▶ Request
Print the entries that appear below, exactly as written and without their pictures.

(Source code of charts)
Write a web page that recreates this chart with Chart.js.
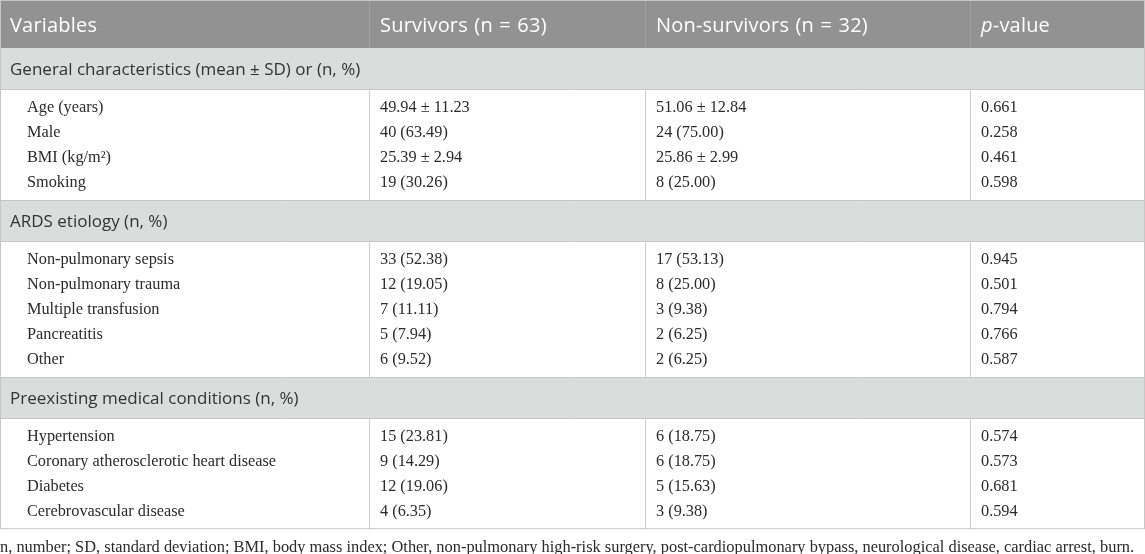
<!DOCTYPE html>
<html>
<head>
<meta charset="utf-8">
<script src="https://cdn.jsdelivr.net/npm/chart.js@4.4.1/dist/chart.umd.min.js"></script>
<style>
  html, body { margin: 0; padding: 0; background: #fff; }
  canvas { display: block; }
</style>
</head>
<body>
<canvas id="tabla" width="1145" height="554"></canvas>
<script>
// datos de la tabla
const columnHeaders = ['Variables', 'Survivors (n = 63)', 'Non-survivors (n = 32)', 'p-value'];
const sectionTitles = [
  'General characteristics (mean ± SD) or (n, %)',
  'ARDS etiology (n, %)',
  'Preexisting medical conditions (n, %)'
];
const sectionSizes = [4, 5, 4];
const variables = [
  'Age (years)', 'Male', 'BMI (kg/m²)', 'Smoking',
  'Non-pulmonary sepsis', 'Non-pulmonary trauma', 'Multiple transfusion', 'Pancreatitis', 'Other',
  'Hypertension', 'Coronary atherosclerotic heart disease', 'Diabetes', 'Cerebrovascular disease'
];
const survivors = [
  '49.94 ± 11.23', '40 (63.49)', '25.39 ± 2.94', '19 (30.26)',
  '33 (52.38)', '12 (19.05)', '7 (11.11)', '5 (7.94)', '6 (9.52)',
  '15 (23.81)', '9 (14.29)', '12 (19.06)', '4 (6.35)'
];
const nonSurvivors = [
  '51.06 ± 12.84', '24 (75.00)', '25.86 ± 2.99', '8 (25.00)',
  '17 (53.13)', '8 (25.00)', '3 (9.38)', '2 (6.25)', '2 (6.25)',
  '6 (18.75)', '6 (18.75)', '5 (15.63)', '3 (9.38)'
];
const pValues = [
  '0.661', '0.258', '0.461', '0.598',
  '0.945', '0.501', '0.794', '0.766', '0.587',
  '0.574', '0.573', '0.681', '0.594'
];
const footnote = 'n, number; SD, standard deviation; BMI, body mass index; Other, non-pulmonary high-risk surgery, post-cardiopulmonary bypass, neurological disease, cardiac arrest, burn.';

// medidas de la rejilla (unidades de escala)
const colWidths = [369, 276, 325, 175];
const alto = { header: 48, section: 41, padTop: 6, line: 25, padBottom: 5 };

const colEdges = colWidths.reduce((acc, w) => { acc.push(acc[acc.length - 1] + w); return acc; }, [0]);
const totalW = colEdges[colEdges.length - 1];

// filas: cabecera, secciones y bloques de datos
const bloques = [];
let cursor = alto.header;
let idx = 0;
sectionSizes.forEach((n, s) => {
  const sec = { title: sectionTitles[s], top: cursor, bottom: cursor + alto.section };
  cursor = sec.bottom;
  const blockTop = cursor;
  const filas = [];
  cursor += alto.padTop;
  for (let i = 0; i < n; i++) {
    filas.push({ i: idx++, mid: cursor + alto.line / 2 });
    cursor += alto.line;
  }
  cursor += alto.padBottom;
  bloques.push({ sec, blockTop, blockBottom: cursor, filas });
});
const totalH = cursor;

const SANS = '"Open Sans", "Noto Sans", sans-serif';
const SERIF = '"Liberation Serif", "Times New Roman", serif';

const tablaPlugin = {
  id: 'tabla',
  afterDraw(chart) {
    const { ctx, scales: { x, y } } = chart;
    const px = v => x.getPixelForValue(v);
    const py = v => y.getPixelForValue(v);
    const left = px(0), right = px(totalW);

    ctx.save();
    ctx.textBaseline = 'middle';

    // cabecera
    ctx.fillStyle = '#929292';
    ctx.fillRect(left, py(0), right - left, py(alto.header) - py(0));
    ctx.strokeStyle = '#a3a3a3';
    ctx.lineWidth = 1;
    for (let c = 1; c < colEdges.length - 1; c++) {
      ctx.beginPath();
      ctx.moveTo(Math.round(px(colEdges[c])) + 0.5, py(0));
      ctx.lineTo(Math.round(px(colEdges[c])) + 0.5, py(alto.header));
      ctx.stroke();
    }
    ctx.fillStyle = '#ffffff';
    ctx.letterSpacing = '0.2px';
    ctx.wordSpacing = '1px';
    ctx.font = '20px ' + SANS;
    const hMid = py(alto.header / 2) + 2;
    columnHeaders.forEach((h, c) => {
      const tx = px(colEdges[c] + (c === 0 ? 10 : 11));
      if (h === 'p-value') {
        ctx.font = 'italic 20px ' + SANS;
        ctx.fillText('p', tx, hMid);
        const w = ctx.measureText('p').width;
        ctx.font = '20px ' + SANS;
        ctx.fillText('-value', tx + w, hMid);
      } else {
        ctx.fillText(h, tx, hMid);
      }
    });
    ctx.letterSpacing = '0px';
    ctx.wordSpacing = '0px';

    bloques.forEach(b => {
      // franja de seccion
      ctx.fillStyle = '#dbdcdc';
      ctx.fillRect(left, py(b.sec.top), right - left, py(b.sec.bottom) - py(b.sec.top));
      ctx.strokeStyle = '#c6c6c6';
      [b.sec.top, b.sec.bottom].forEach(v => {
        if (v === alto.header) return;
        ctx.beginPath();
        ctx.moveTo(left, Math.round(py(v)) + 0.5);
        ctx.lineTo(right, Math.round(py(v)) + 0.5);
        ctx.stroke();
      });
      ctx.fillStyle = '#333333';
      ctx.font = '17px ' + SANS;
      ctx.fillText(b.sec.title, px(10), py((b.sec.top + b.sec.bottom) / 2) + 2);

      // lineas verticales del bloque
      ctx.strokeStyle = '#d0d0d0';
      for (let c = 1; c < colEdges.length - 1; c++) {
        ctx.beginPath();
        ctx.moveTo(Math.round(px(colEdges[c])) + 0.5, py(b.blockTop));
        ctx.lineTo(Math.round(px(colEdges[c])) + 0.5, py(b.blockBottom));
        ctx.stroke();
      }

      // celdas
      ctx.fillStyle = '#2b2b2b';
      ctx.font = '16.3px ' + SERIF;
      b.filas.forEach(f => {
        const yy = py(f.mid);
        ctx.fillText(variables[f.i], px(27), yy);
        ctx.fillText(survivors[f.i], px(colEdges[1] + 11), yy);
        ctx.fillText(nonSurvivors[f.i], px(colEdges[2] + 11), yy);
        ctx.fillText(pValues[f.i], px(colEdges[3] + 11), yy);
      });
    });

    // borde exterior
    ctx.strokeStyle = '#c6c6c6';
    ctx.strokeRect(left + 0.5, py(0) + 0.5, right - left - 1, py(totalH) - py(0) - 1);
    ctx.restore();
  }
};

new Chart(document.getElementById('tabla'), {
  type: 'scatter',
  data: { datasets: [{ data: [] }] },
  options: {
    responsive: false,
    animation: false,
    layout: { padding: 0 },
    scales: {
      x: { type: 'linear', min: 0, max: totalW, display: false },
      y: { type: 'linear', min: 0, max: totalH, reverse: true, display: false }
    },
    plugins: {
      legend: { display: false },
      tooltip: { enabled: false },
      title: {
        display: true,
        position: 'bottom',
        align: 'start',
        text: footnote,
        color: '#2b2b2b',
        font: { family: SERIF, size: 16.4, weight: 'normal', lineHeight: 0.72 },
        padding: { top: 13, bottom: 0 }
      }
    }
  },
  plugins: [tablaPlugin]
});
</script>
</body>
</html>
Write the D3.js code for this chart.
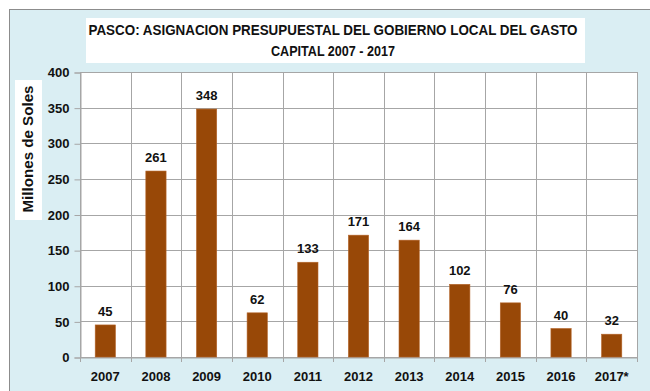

▶ Reply to the task
Write a web page that recreates this chart with Chart.js.
<!DOCTYPE html>
<html>
<head>
<meta charset="utf-8">
<script src="https://cdn.jsdelivr.net/npm/chart.js@4.4.1/dist/chart.umd.min.js"></script>
<style>
  html, body { margin: 0; padding: 0; background: #fff; }
  canvas { display: block; }
</style>
</head>
<body>
<canvas id="tabla" width="1145" height="554"></canvas>
<script>
// datos de la tabla
const columnHeaders = ['Variables', 'Survivors (n = 63)', 'Non-survivors (n = 32)', 'p-value'];
const sectionTitles = [
  'General characteristics (mean ± SD) or (n, %)',
  'ARDS etiology (n, %)',
  'Preexisting medical conditions (n, %)'
];
const sectionSizes = [4, 5, 4];
const variables = [
  'Age (years)', 'Male', 'BMI (kg/m²)', 'Smoking',
  'Non-pulmonary sepsis', 'Non-pulmonary trauma', 'Multiple transfusion', 'Pancreatitis', 'Other',
  'Hypertension', 'Coronary atherosclerotic heart disease', 'Diabetes', 'Cerebrovascular disease'
];
const survivors = [
  '49.94 ± 11.23', '40 (63.49)', '25.39 ± 2.94', '19 (30.26)',
  '33 (52.38)', '12 (19.05)', '7 (11.11)', '5 (7.94)', '6 (9.52)',
  '15 (23.81)', '9 (14.29)', '12 (19.06)', '4 (6.35)'
];
const nonSurvivors = [
  '51.06 ± 12.84', '24 (75.00)', '25.86 ± 2.99', '8 (25.00)',
  '17 (53.13)', '8 (25.00)', '3 (9.38)', '2 (6.25)', '2 (6.25)',
  '6 (18.75)', '6 (18.75)', '5 (15.63)', '3 (9.38)'
];
const pValues = [
  '0.661', '0.258', '0.461', '0.598',
  '0.945', '0.501', '0.794', '0.766', '0.587',
  '0.574', '0.573', '0.681', '0.594'
];
const footnote = 'n, number; SD, standard deviation; BMI, body mass index; Other, non-pulmonary high-risk surgery, post-cardiopulmonary bypass, neurological disease, cardiac arrest, burn.';

// medidas de la rejilla (unidades de escala)
const colWidths = [369, 276, 325, 175];
const alto = { header: 48, section: 41, padTop: 6, line: 25, padBottom: 5 };

const colEdges = colWidths.reduce((acc, w) => { acc.push(acc[acc.length - 1] + w); return acc; }, [0]);
const totalW = colEdges[colEdges.length - 1];

// filas: cabecera, secciones y bloques de datos
const bloques = [];
let cursor = alto.header;
let idx = 0;
sectionSizes.forEach((n, s) => {
  const sec = { title: sectionTitles[s], top: cursor, bottom: cursor + alto.section };
  cursor = sec.bottom;
  const blockTop = cursor;
  const filas = [];
  cursor += alto.padTop;
  for (let i = 0; i < n; i++) {
    filas.push({ i: idx++, mid: cursor + alto.line / 2 });
    cursor += alto.line;
  }
  cursor += alto.padBottom;
  bloques.push({ sec, blockTop, blockBottom: cursor, filas });
});
const totalH = cursor;

const SANS = '"Open Sans", "Noto Sans", sans-serif';
const SERIF = '"Liberation Serif", "Times New Roman", serif';

const tablaPlugin = {
  id: 'tabla',
  afterDraw(chart) {
    const { ctx, scales: { x, y } } = chart;
    const px = v => x.getPixelForValue(v);
    const py = v => y.getPixelForValue(v);
    const left = px(0), right = px(totalW);

    ctx.save();
    ctx.textBaseline = 'middle';

    // cabecera
    ctx.fillStyle = '#929292';
    ctx.fillRect(left, py(0), right - left, py(alto.header) - py(0));
    ctx.strokeStyle = '#a3a3a3';
    ctx.lineWidth = 1;
    for (let c = 1; c < colEdges.length - 1; c++) {
      ctx.beginPath();
      ctx.moveTo(Math.round(px(colEdges[c])) + 0.5, py(0));
      ctx.lineTo(Math.round(px(colEdges[c])) + 0.5, py(alto.header));
      ctx.stroke();
    }
    ctx.fillStyle = '#ffffff';
    ctx.letterSpacing = '0.2px';
    ctx.wordSpacing = '1px';
    ctx.font = '20px ' + SANS;
    const hMid = py(alto.header / 2) + 2;
    columnHeaders.forEach((h, c) => {
      const tx = px(colEdges[c] + (c === 0 ? 10 : 11));
      if (h === 'p-value') {
        ctx.font = 'italic 20px ' + SANS;
        ctx.fillText('p', tx, hMid);
        const w = ctx.measureText('p').width;
        ctx.font = '20px ' + SANS;
        ctx.fillText('-value', tx + w, hMid);
      } else {
        ctx.fillText(h, tx, hMid);
      }
    });
    ctx.letterSpacing = '0px';
    ctx.wordSpacing = '0px';

    bloques.forEach(b => {
      // franja de seccion
      ctx.fillStyle = '#dbdcdc';
      ctx.fillRect(left, py(b.sec.top), right - left, py(b.sec.bottom) - py(b.sec.top));
      ctx.strokeStyle = '#c6c6c6';
      [b.sec.top, b.sec.bottom].forEach(v => {
        if (v === alto.header) return;
        ctx.beginPath();
        ctx.moveTo(left, Math.round(py(v)) + 0.5);
        ctx.lineTo(right, Math.round(py(v)) + 0.5);
        ctx.stroke();
      });
      ctx.fillStyle = '#333333';
      ctx.font = '17px ' + SANS;
      ctx.fillText(b.sec.title, px(10), py((b.sec.top + b.sec.bottom) / 2) + 2);

      // lineas verticales del bloque
      ctx.strokeStyle = '#d0d0d0';
      for (let c = 1; c < colEdges.length - 1; c++) {
        ctx.beginPath();
        ctx.moveTo(Math.round(px(colEdges[c])) + 0.5, py(b.blockTop));
        ctx.lineTo(Math.round(px(colEdges[c])) + 0.5, py(b.blockBottom));
        ctx.stroke();
      }

      // celdas
      ctx.fillStyle = '#2b2b2b';
      ctx.font = '16.3px ' + SERIF;
      b.filas.forEach(f => {
        const yy = py(f.mid);
        ctx.fillText(variables[f.i], px(27), yy);
        ctx.fillText(survivors[f.i], px(colEdges[1] + 11), yy);
        ctx.fillText(nonSurvivors[f.i], px(colEdges[2] + 11), yy);
        ctx.fillText(pValues[f.i], px(colEdges[3] + 11), yy);
      });
    });

    // borde exterior
    ctx.strokeStyle = '#c6c6c6';
    ctx.strokeRect(left + 0.5, py(0) + 0.5, right - left - 1, py(totalH) - py(0) - 1);
    ctx.restore();
  }
};

new Chart(document.getElementById('tabla'), {
  type: 'scatter',
  data: { datasets: [{ data: [] }] },
  options: {
    responsive: false,
    animation: false,
    layout: { padding: 0 },
    scales: {
      x: { type: 'linear', min: 0, max: totalW, display: false },
      y: { type: 'linear', min: 0, max: totalH, reverse: true, display: false }
    },
    plugins: {
      legend: { display: false },
      tooltip: { enabled: false },
      title: {
        display: true,
        position: 'bottom',
        align: 'start',
        text: footnote,
        color: '#2b2b2b',
        font: { family: SERIF, size: 16.4, weight: 'normal', lineHeight: 0.72 },
        padding: { top: 13, bottom: 0 }
      }
    }
  },
  plugins: [tablaPlugin]
});
</script>
</body>
</html>
Write the D3.js code for this chart.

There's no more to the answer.